## Task
Select, from the data, each line where "LaTeX" occurs.

Items from a data source
--------------------------------

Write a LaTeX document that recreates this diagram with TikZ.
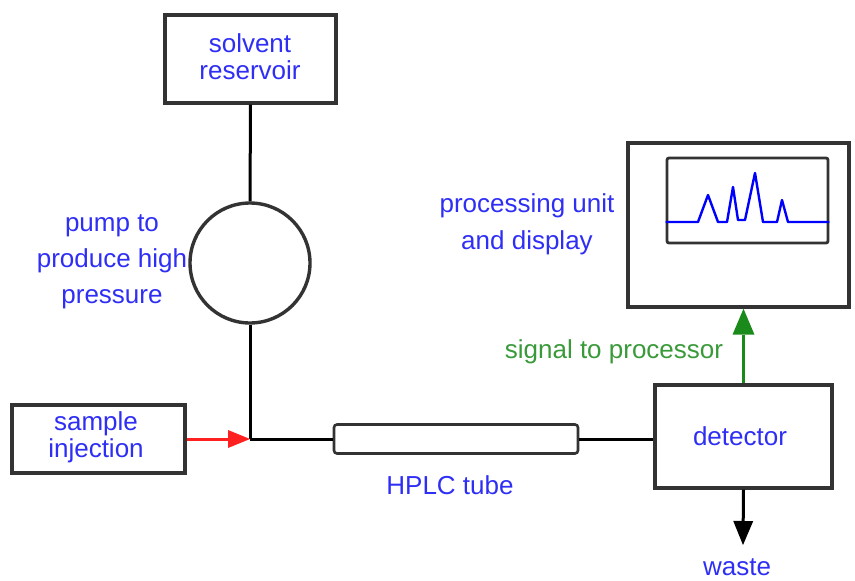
\documentclass[tikz,border=0pt]{standalone}
\usepackage{fontspec}
\setmainfont{Liberation Sans}
\usetikzlibrary{arrows.meta}
\definecolor{txtblue}{HTML}{2E2EF5}
\definecolor{txtgreen}{HTML}{3A9A3A}
\definecolor{arrgreen}{HTML}{1A8A1A}
\definecolor{arrred}{HTML}{FF2020}
\definecolor{boxgray}{HTML}{333333}
\begin{document}
\begin{tikzpicture}[x=1pt,y=-1pt,
  box/.style={draw=boxgray,line width=3.4pt,fill=white,inner sep=0pt},
  lbl/.style={text=txtblue,font=\fontsize{26}{27}\selectfont,align=center,inner sep=0pt},
  pipe/.style={line width=3pt,black},
]
\useasboundingbox (0,0) rectangle (855,581);
% boxes
\node[box,minimum width=171pt,minimum height=88pt] (solv) at (250.5,59) {};
\node[box,circle,minimum size=120pt] (pump) at (250,263) {};
\node[box,minimum width=173pt,minimum height=68pt] (samp) at (98.5,439) {};
\node[box,line width=2.6pt,rounded corners=3pt,minimum width=244pt,minimum height=29pt] (tube) at (456,439) {};
\node[box,minimum width=177pt,minimum height=103pt] (det) at (743.5,436.5) {};
\node[box,minimum width=221pt,minimum height=164pt] (proc) at (738.5,225) {};
\node[box,line width=2.8pt,rounded corners=2pt,minimum width=161pt,minimum height=85pt] (scr) at (747.5,200.5) {};
\coordinate (junc) at (250,439);
\coordinate (wasteend) at (743,545);
% connectors
\draw[pipe] (solv.south) -- (pump.north);
\draw[pipe] (pump.south) -- (junc);
\draw[pipe] (junc) -- (tube.west);
\draw[pipe] (tube.east) -- (tube.east -| det.west);
\draw[line width=3pt,arrred,-{Triangle[length=22pt,width=18pt,line width=0pt]}] (samp.east |- junc) -- (junc);
\draw[line width=3pt,arrgreen,-{Triangle[length=26pt,width=22pt,line width=0pt]}] (det.north) -- (det.north |- proc.south);
\draw[line width=3pt,black,-{Triangle[length=24pt,width=20pt,line width=0pt]}] (det.south) -- (wasteend);
% chromatogram
\draw[line width=2.4pt,blue,line join=round]
  (scr.west |- 0,222) -- (698,222) -- (708,195) -- (718,222) -- (727,222) -- (733,187)
  -- (738,220) -- (745,220) -- (755,173) -- (763,222) -- (777,222) -- (782,200) -- (788,222)
  -- (scr.east |- 0,222);
% labels
\node[lbl] (solvtxt) at (250,57) {solvent\\reservoir};
\node[lbl] (pumptxt) at (112,262) {pump to\\[9pt]produce high\\[9pt]pressure};
\node[lbl] (samptxt) at (96,437) {sample\\injection};
\node[lbl] (tubetxt) at (450,485) {HPLC tube};
\node[lbl] (dettxt) at (740,436) {detector};
\node[lbl] (wastetxt) at (737,567) {waste};
\node[lbl] (proctxt) at (527,224) {processing unit\\[10pt]and display};
\node[lbl,text=txtgreen] (sigtxt) at (614,352) {signal to processor};
\end{tikzpicture}
\end{document}
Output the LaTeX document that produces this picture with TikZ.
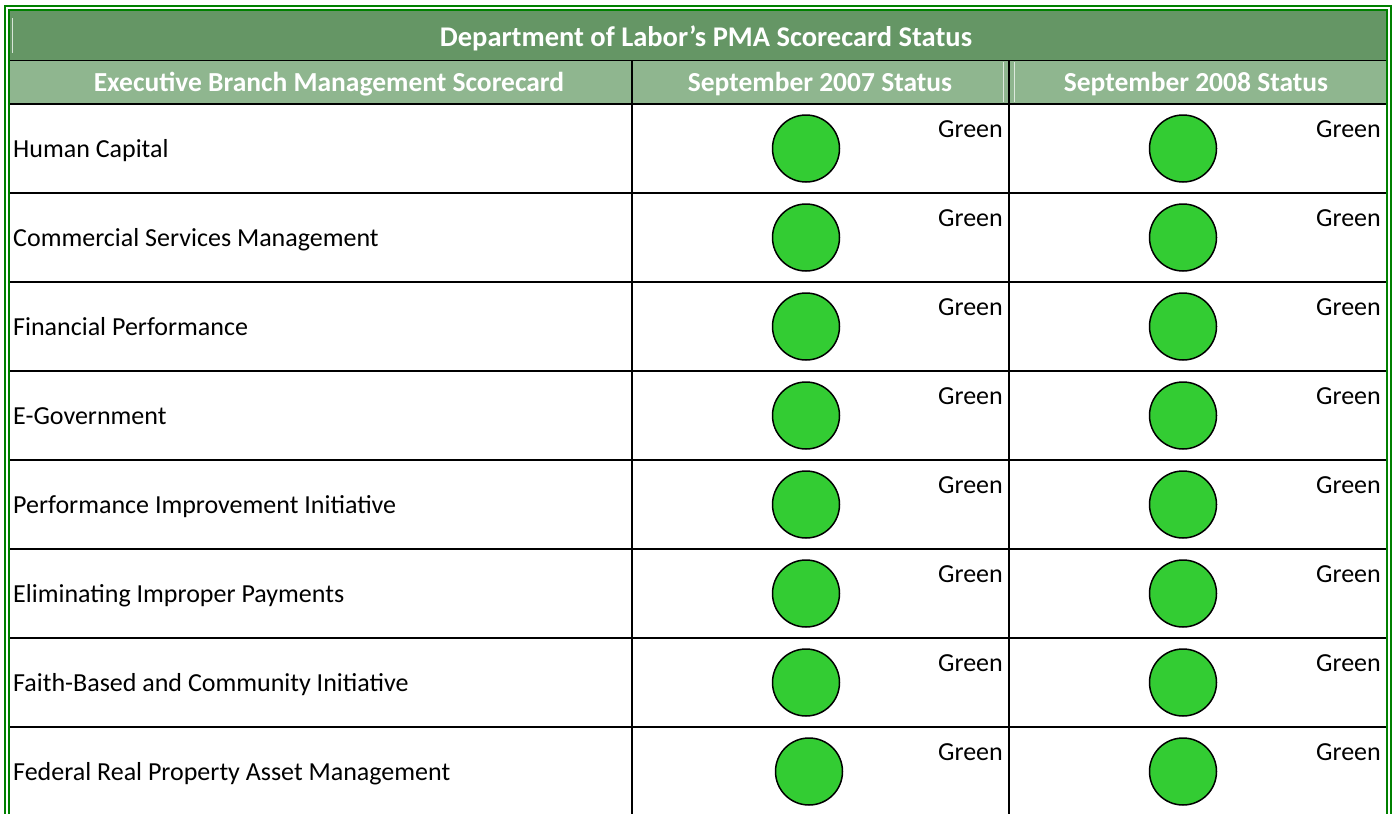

--------------------------------

## Complete response
Write a LaTeX document that recreates this diagram with TikZ.
Output the LaTeX document that produces this picture with TikZ.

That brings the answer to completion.